Both of us realise that alcoholism is not a thing that can be 'cured'. It has taken him 8 years of slow improvement with some tough times along the way, but it really seems that he now has control. I am so proud of him. He knows it's going to be a lifelong issue for him. It's early days.

We can talk openly about his problem between the two of us, but he has never talked about it with his siblings (all a little older than him and more outwardly 'successful' in life) even though they're quite close. It's years since his parents have have had any dealings with it.

And now we come to the problem.
His parents - particularly his mother - seem to view social events and family get togethers as an opportunity to drink. It's like a good time hasn't been had unless you've had a few too many. Conversations about outings or social occasions always conclude with her telling us she was plastered by the end of the evening, and what naughty fun it all was. It's always the very first thing she asks him on his birthday, or at xmas, or about an evening out: ''Did you have a few beers?'', and if he says no (as has always been the case these last 6 months, and quite often the case for some months before that) she seems disappointed for him. She will press him to drink when we visit. Recently, when she rang me to sort arrangements for a family meal at her house, she excitedly and pointedly told me how FIL had bought plenty of beer so DH could ''have some drinks with his brother''. I was heavily pregnant at the time and it's a 2 hour drive to theirs - so no way DH was going to drink. I told her he planned not to drink and there was quite an awkward silence Hmm (his brother has a 2 year old DD and tends not to drink at family occasions either now).

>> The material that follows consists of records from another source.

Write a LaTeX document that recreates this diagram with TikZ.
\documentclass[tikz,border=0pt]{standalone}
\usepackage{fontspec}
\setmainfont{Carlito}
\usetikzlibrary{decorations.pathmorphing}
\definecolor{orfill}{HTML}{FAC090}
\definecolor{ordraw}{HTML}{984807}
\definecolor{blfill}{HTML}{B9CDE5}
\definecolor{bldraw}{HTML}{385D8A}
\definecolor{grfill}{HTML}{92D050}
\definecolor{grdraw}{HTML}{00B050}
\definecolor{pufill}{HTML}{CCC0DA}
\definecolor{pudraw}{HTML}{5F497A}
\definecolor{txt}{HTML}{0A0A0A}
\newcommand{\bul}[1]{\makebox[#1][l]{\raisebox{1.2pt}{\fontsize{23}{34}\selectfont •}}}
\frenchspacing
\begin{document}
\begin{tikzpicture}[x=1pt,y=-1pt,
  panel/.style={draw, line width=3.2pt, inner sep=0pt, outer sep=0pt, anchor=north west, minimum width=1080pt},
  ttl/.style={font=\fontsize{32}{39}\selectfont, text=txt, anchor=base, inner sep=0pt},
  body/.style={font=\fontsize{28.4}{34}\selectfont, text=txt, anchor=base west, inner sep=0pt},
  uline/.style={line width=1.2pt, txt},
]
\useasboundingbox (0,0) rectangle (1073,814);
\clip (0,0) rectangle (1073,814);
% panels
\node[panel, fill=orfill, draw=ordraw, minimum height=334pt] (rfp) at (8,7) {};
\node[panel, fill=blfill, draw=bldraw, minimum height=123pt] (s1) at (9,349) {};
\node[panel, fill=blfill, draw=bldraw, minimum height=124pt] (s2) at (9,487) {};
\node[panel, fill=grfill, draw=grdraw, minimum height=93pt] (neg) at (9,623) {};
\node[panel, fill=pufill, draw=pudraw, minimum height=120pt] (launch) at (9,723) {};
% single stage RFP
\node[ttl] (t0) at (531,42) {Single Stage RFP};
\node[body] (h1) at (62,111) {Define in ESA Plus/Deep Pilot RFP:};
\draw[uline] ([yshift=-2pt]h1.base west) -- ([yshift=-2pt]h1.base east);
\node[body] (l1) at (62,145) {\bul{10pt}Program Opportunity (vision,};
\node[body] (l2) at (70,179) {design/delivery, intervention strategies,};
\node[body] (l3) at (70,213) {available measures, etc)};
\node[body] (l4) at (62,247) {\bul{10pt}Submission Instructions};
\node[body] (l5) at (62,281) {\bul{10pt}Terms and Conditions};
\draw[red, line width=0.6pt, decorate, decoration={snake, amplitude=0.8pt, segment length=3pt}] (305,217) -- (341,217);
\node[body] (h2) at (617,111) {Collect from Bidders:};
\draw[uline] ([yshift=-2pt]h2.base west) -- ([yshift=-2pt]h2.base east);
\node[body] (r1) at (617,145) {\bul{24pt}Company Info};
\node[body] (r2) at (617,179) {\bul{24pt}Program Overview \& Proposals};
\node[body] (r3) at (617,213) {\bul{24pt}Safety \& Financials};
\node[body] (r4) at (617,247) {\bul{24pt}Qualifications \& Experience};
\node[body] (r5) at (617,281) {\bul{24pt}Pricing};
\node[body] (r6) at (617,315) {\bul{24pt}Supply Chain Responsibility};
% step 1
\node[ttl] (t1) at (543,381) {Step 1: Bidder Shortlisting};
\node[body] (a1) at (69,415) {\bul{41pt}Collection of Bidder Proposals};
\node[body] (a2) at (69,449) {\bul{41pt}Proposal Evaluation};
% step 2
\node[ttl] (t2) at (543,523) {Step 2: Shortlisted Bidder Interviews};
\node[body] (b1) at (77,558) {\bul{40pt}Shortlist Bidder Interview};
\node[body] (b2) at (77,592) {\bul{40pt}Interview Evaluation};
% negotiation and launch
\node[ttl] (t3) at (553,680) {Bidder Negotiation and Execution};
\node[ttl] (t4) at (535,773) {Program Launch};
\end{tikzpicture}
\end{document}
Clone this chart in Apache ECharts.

It gives me the rage and i don't understand it. She had him living with her at his worse fgs! A bottle of vodka a day + 8/10 cans of beer - and the many and varied horrible consequences for him and them. They literally dragged him to the GP more than once and pushed to have him registered as an alcoholic when he was 21. Has she just forgotten?!

It's pissing me off more and more as time goes on. DH loves his mum and i know would not hear a word against her. Therefore i've not tackled this with him. I don't know how to handle it. Should i even try? I need some wise words please.

OP posts:
Isetan · 08/05/2014 06:00

MIL is indeed (not so) subtly bullying her son but given his family dynamics he has to be the one to do the confronting. As frustrating as MIL behaviiour is, it isn't the OP's battle.